--- Begin MATERIAL SHOWN ---

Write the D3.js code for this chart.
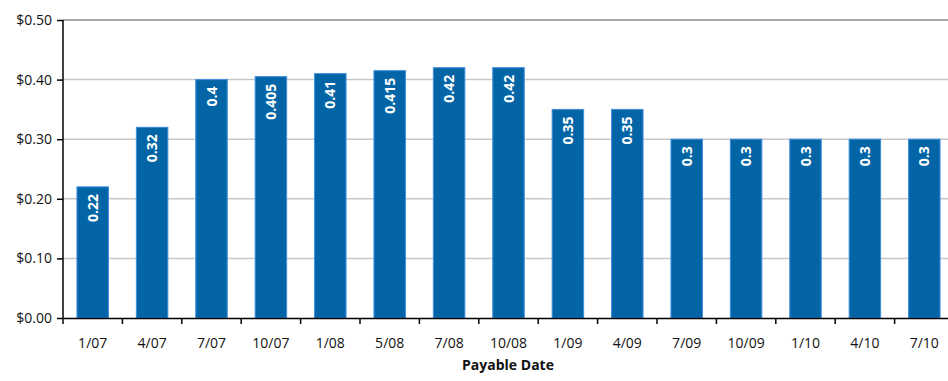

--- End MATERIAL SHOWN ---
--- Begin MATERIAL SHOWN ---

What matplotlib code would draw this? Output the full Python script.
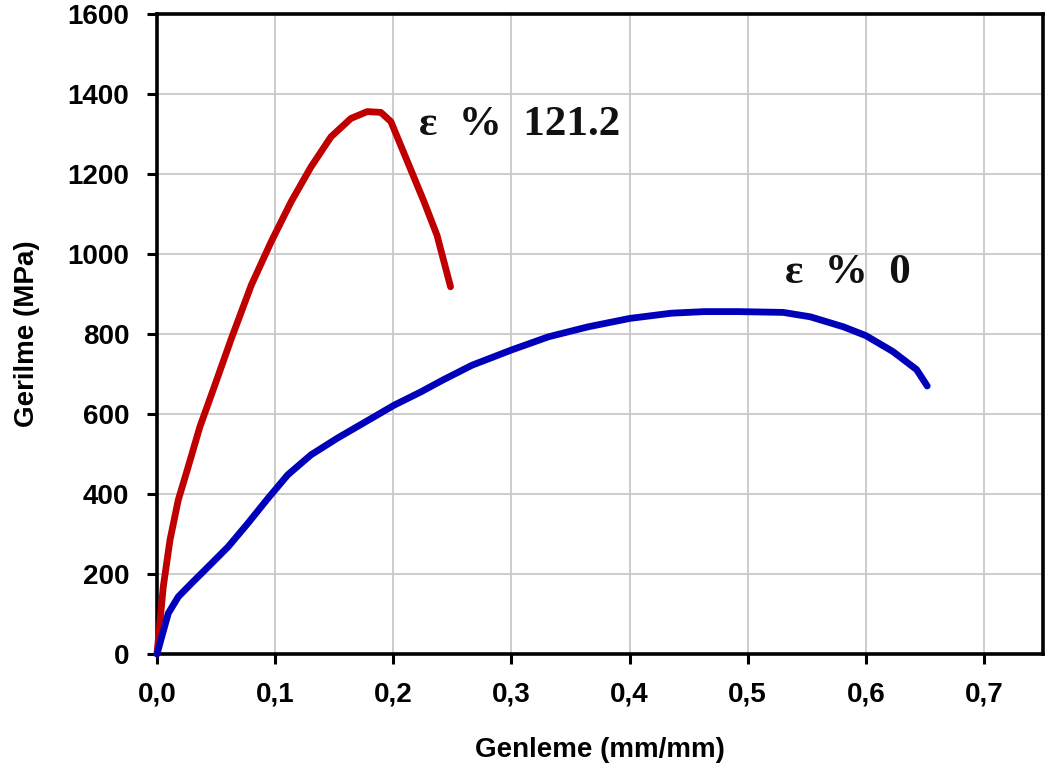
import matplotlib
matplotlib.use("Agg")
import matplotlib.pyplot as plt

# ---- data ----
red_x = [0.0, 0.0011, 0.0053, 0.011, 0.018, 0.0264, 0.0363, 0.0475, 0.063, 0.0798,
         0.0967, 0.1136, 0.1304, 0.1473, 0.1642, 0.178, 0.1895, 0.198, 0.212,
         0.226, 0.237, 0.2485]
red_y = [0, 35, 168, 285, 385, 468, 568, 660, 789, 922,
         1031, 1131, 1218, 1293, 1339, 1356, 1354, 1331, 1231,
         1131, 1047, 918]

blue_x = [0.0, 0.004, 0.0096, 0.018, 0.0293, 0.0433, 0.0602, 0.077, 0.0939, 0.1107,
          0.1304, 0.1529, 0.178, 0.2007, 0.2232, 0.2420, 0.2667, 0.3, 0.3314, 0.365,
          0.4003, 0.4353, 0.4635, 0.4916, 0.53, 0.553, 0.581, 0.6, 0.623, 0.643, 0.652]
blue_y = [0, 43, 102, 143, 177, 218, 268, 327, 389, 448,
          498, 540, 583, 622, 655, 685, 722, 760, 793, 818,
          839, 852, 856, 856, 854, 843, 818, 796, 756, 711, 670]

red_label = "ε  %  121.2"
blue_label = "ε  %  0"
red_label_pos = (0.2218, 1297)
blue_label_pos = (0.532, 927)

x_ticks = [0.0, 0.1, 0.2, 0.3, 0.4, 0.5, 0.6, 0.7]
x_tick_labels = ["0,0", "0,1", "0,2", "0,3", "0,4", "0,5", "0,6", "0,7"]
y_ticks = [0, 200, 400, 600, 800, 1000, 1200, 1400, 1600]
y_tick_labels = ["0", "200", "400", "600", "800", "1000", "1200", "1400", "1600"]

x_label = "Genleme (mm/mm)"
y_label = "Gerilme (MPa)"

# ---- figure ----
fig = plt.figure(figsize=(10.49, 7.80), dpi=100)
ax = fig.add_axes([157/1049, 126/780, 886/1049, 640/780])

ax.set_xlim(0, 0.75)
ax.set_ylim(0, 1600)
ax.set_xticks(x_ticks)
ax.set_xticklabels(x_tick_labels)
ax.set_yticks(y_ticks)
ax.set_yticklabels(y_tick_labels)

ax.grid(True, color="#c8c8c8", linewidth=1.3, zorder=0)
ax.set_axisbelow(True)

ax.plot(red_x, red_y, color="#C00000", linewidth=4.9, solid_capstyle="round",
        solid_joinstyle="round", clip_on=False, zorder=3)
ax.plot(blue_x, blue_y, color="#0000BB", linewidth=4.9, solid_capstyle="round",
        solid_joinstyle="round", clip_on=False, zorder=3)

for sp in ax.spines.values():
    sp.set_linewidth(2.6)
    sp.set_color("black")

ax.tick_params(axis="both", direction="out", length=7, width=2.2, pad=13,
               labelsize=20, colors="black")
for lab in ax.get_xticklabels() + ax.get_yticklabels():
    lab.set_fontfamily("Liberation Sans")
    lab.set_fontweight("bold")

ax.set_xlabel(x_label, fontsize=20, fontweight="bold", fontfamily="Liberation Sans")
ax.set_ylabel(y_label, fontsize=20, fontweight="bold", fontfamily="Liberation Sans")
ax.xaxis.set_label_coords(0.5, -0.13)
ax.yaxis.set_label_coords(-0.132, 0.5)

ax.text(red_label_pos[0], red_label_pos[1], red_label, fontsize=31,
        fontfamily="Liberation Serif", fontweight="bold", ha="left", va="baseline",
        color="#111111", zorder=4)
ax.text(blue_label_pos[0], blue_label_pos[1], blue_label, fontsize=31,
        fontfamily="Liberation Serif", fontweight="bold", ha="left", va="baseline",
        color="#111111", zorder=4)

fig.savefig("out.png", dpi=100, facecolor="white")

--- End MATERIAL SHOWN ---
--- Begin MATERIAL SHOWN ---

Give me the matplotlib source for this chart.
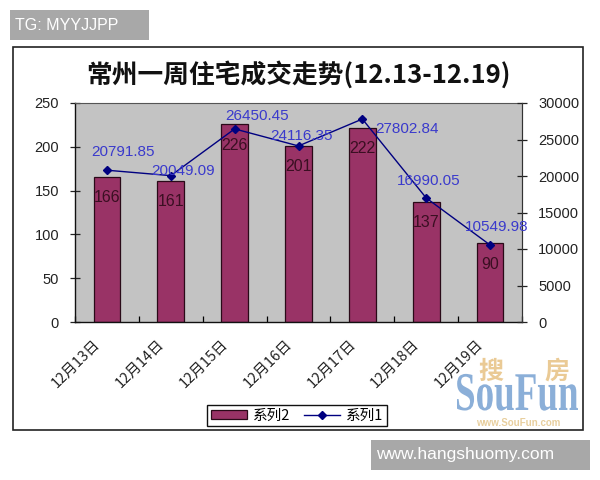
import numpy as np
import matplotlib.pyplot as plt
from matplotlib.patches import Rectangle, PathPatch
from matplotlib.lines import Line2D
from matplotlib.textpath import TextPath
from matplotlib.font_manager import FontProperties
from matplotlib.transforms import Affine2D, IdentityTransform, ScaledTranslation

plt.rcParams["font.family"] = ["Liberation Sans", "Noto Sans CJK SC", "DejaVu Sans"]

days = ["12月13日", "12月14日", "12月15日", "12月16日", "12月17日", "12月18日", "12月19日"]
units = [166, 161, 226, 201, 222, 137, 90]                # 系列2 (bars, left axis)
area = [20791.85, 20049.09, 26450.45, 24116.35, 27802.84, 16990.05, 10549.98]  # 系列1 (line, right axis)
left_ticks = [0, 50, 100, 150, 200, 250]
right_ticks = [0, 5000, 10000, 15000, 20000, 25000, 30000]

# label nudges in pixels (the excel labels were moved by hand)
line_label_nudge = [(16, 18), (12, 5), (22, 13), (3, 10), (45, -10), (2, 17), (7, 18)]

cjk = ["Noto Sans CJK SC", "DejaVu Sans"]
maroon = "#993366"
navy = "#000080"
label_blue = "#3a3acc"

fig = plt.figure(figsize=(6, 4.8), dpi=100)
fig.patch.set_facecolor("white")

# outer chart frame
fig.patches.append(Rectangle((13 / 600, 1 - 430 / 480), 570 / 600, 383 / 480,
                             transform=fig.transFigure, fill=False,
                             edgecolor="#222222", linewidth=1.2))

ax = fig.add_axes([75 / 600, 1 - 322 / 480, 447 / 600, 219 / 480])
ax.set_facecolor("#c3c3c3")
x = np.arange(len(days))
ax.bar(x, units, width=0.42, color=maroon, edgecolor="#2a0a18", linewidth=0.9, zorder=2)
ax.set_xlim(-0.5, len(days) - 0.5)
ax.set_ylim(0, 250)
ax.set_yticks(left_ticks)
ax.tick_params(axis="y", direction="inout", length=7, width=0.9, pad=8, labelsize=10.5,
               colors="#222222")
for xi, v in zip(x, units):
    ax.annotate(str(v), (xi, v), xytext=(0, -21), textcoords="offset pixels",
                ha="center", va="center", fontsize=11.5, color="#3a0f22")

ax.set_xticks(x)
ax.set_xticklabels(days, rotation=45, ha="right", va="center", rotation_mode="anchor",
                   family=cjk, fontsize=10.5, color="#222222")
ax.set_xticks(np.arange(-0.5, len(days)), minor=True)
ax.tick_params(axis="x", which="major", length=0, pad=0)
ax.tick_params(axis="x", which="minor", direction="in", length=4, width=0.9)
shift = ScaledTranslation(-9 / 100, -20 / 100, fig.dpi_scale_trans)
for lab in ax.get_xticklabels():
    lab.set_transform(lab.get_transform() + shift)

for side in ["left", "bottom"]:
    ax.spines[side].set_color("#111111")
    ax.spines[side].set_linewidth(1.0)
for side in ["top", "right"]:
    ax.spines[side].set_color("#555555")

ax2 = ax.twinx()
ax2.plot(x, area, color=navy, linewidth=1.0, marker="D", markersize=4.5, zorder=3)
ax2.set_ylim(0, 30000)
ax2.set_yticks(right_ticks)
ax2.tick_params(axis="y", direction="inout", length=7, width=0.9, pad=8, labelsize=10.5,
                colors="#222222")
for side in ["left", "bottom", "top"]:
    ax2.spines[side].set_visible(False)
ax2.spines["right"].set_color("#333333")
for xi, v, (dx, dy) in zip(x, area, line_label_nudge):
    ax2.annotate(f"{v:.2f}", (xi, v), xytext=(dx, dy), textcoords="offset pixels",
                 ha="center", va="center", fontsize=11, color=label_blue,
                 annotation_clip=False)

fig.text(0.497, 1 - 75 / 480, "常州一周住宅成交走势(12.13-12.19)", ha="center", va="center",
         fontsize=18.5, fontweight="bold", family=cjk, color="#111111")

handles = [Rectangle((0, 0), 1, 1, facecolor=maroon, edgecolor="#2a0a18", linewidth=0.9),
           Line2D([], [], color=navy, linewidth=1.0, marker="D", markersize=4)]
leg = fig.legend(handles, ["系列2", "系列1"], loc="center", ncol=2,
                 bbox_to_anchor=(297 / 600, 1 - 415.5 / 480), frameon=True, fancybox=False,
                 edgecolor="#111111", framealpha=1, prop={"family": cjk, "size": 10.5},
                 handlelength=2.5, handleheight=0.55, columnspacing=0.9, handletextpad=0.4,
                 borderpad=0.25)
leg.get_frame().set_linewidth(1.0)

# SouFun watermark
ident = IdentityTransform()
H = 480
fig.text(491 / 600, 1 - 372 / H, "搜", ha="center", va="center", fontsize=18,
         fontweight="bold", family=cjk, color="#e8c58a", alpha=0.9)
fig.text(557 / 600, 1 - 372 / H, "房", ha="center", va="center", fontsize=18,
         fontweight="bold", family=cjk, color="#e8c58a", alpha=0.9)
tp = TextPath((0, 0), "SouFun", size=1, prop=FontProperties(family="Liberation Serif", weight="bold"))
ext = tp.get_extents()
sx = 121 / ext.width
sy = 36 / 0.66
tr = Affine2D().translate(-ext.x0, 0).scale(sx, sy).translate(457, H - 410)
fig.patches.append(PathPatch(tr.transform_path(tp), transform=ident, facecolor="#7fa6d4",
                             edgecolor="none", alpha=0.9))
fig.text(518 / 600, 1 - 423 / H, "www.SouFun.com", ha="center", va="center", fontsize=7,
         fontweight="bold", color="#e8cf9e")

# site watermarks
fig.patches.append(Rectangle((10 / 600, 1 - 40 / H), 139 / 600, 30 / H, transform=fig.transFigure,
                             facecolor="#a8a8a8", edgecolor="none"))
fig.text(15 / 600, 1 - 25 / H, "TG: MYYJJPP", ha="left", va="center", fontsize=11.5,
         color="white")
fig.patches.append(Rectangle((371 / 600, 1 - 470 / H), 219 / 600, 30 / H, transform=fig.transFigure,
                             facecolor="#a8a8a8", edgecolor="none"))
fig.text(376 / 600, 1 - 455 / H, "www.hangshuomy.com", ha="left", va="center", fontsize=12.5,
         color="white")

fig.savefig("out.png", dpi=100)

--- End MATERIAL SHOWN ---

### WRITTEN PROBLEM
Transcribe, exactly as written, the lines starting at the one with "Give me the matplotlib source for this chart." and ending at the one with "right_ticks = [0, 5000, 10000, 15000, 20000, 25000, 30000]", and nothing more. Pictures are not part of the copy.

### RESPONSE
Give me the matplotlib source for this chart.
import numpy as np
import matplotlib.pyplot as plt
from matplotlib.patches import Rectangle, PathPatch
from matplotlib.lines import Line2D
from matplotlib.textpath import TextPath
from matplotlib.font_manager import FontProperties
from matplotlib.transforms import Affine2D, IdentityTransform, ScaledTranslation

plt.rcParams["font.family"] = ["Liberation Sans", "Noto Sans CJK SC", "DejaVu Sans"]

days = ["12月13日", "12月14日", "12月15日", "12月16日", "12月17日", "12月18日", "12月19日"]
units = [166, 161, 226, 201, 222, 137, 90]                # 系列2 (bars, left axis)
area = [20791.85, 20049.09, 26450.45, 24116.35, 27802.84, 16990.05, 10549.98]  # 系列1 (line, right axis)
left_ticks = [0, 50, 100, 150, 200, 250]
right_ticks = [0, 5000, 10000, 15000, 20000, 25000, 30000]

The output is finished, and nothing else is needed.